To be done: Type out the complete listing below word for word, without its pictures.

◇ ◇ ◇ ◇ ◇ ◇ ◇

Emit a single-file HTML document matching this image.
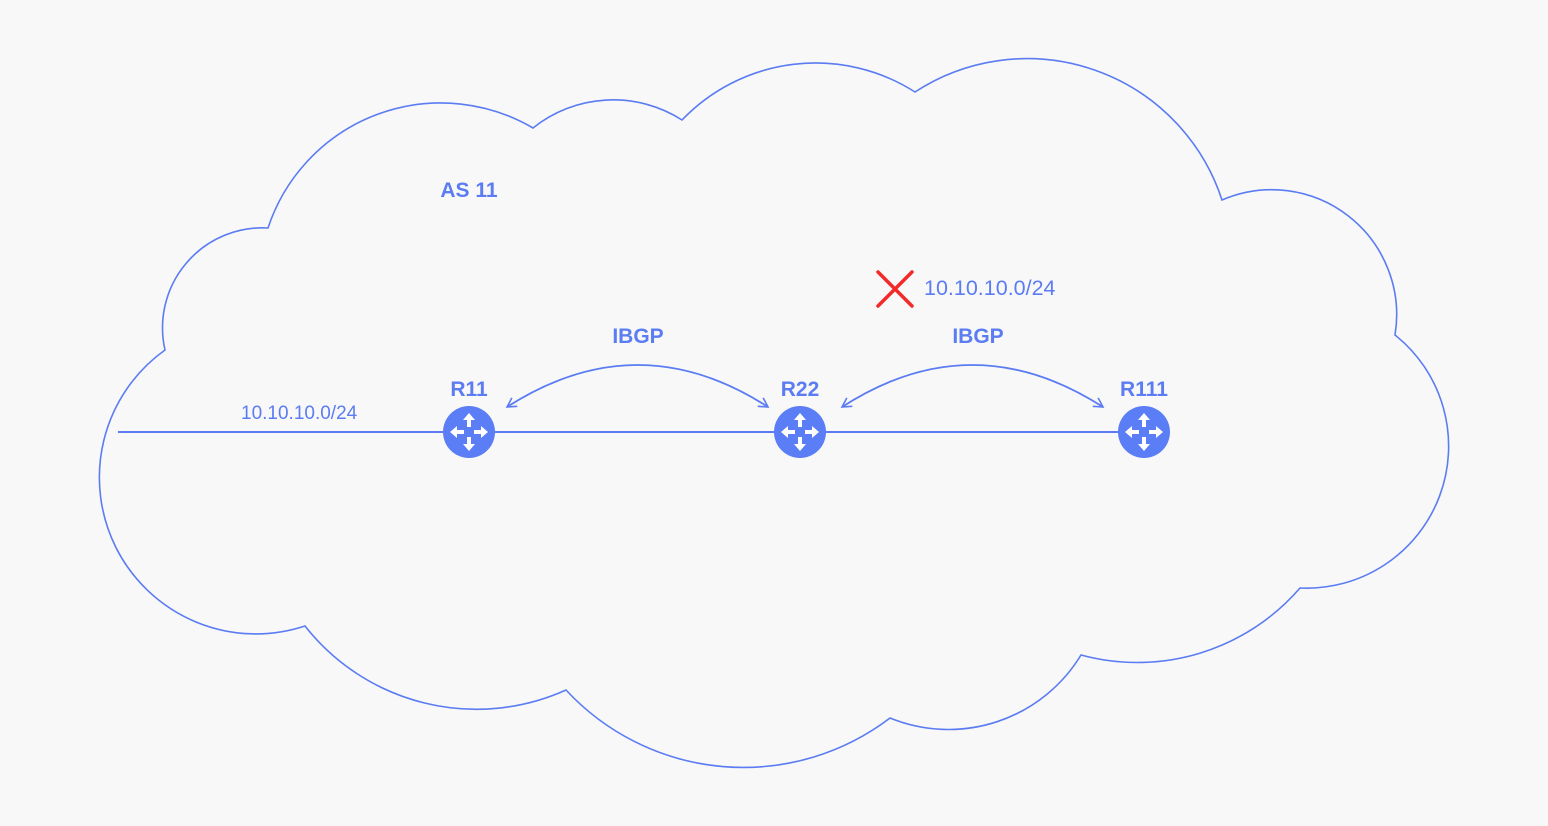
<!DOCTYPE html>
<html><head><meta charset="utf-8"><style>
html,body{margin:0;padding:0;background:#f8f8f8;}
svg{display:block;}
text{font-family:"Liberation Sans",sans-serif;}
</style></head><body>
<svg width="1548" height="826" viewBox="0 0 1548 826" xmlns="http://www.w3.org/2000/svg">
<rect width="1548" height="826" fill="#f8f8f8"/>
<defs>
<marker id="ah" viewBox="0 0 12 12" refX="10" refY="6" markerWidth="12" markerHeight="12" markerUnits="userSpaceOnUse" orient="auto-start-reverse">
<path d="M1,1 L10,6 L1,11" fill="none" stroke="#5b7cf2" stroke-width="1.6"/>
</marker>
<g id="rt">
<circle r="26" fill="#5b7ef6"/>
<g fill="#fff">
<path d="M0,-19 L-6,-12 L-2,-12 L-2,-5 L2,-5 L2,-12 L6,-12 Z"/>
<path d="M0,19 L-6,12 L-2,12 L-2,5 L2,5 L2,12 L6,12 Z"/>
<path d="M-19,0 L-12,-6 L-12,-2 L-5,-2 L-5,2 L-12,2 L-12,6 Z"/>
<path d="M19,0 L12,-6 L12,-2 L5,-2 L5,2 L12,2 L12,6 Z"/>
</g>
</g>
</defs>
<path d="M165,350 A100,100 0 0 1 268,228 A182,182 0 0 1 533,128 A128,128 0 0 1 682,120 A185,185 0 0 1 915,92 A205,205 0 0 1 1222,200 A125,125 0 0 1 1395,335 A142,142 0 0 1 1300,588 A215,215 0 0 1 1081,655 A155,155 0 0 1 890,718 A242,242 0 0 1 566,690 A218,218 0 0 1 305,626 A156.5,156.5 0 0 1 165,350 Z" fill="#f8f8f8" stroke="#5b7cf2" stroke-width="1.6"/>
<line x1="118" y1="432" x2="1145" y2="432" stroke="#5b7cf2" stroke-width="2"/>
<path d="M507,407 Q638,323 768,407" fill="none" stroke="#5b7cf2" stroke-width="1.8" marker-start="url(#ah)" marker-end="url(#ah)"/>
<path d="M842,407 Q972,323 1103,407" fill="none" stroke="#5b7cf2" stroke-width="1.8" marker-start="url(#ah)" marker-end="url(#ah)"/>
<use href="#rt" x="469" y="432"/>
<use href="#rt" x="800" y="432"/>
<use href="#rt" x="1144" y="432"/>
<g fill="#5b7cf2" font-weight="bold" font-size="21" text-anchor="middle">
<text x="469" y="197">AS 11</text>
<text x="638" y="343">IBGP</text>
<text x="978" y="343">IBGP</text>
<text x="469" y="396">R11</text>
<text x="800" y="396">R22</text>
<text x="1144" y="396">R111</text>
</g>
<g fill="#5b7cf2" font-size="19">
<text x="241" y="419">10.10.10.0/24</text>
<text x="924" y="295" font-size="21.5">10.10.10.0/24</text>
</g>
<path d="M878,272 L912,306 M912,272 L878,306" stroke="#f22a2a" stroke-width="3.5" stroke-linecap="round"/>
</svg>
</body></html>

◇ ◇ ◇ ◇ ◇ ◇ ◇

Response to this exercise:
Emit a single-file HTML document matching this image.
<!DOCTYPE html>
<html><head><meta charset="utf-8"><style>
html,body{margin:0;padding:0;background:#f8f8f8;}
svg{display:block;}
text{font-family:"Liberation Sans",sans-serif;}
</style></head><body>
<svg width="1548" height="826" viewBox="0 0 1548 826" xmlns="http://www.w3.org/2000/svg">
<rect width="1548" height="826" fill="#f8f8f8"/>
<defs>
<marker id="ah" viewBox="0 0 12 12" refX="10" refY="6" markerWidth="12" markerHeight="12" markerUnits="userSpaceOnUse" orient="auto-start-reverse">
<path d="M1,1 L10,6 L1,11" fill="none" stroke="#5b7cf2" stroke-width="1.6"/>
</marker>
<g id="rt">
<circle r="26" fill="#5b7ef6"/>
<g fill="#fff">
<path d="M0,-19 L-6,-12 L-2,-12 L-2,-5 L2,-5 L2,-12 L6,-12 Z"/>
<path d="M0,19 L-6,12 L-2,12 L-2,5 L2,5 L2,12 L6,12 Z"/>
<path d="M-19,0 L-12,-6 L-12,-2 L-5,-2 L-5,2 L-12,2 L-12,6 Z"/>
<path d="M19,0 L12,-6 L12,-2 L5,-2 L5,2 L12,2 L12,6 Z"/>
</g>
</g>
</defs>
<path d="M165,350 A100,100 0 0 1 268,228 A182,182 0 0 1 533,128 A128,128 0 0 1 682,120 A185,185 0 0 1 915,92 A205,205 0 0 1 1222,200 A125,125 0 0 1 1395,335 A142,142 0 0 1 1300,588 A215,215 0 0 1 1081,655 A155,155 0 0 1 890,718 A242,242 0 0 1 566,690 A218,218 0 0 1 305,626 A156.5,156.5 0 0 1 165,350 Z" fill="#f8f8f8" stroke="#5b7cf2" stroke-width="1.6"/>
<line x1="118" y1="432" x2="1145" y2="432" stroke="#5b7cf2" stroke-width="2"/>
<path d="M507,407 Q638,323 768,407" fill="none" stroke="#5b7cf2" stroke-width="1.8" marker-start="url(#ah)" marker-end="url(#ah)"/>
<path d="M842,407 Q972,323 1103,407" fill="none" stroke="#5b7cf2" stroke-width="1.8" marker-start="url(#ah)" marker-end="url(#ah)"/>
<use href="#rt" x="469" y="432"/>
<use href="#rt" x="800" y="432"/>
<use href="#rt" x="1144" y="432"/>
<g fill="#5b7cf2" font-weight="bold" font-size="21" text-anchor="middle">
<text x="469" y="197">AS 11</text>
<text x="638" y="343">IBGP</text>
<text x="978" y="343">IBGP</text>
<text x="469" y="396">R11</text>
<text x="800" y="396">R22</text>
<text x="1144" y="396">R111</text>
</g>
<g fill="#5b7cf2" font-size="19">
<text x="241" y="419">10.10.10.0/24</text>
<text x="924" y="295" font-size="21.5">10.10.10.0/24</text>
</g>
<path d="M878,272 L912,306 M912,272 L878,306" stroke="#f22a2a" stroke-width="3.5" stroke-linecap="round"/>
</svg>
</body></html>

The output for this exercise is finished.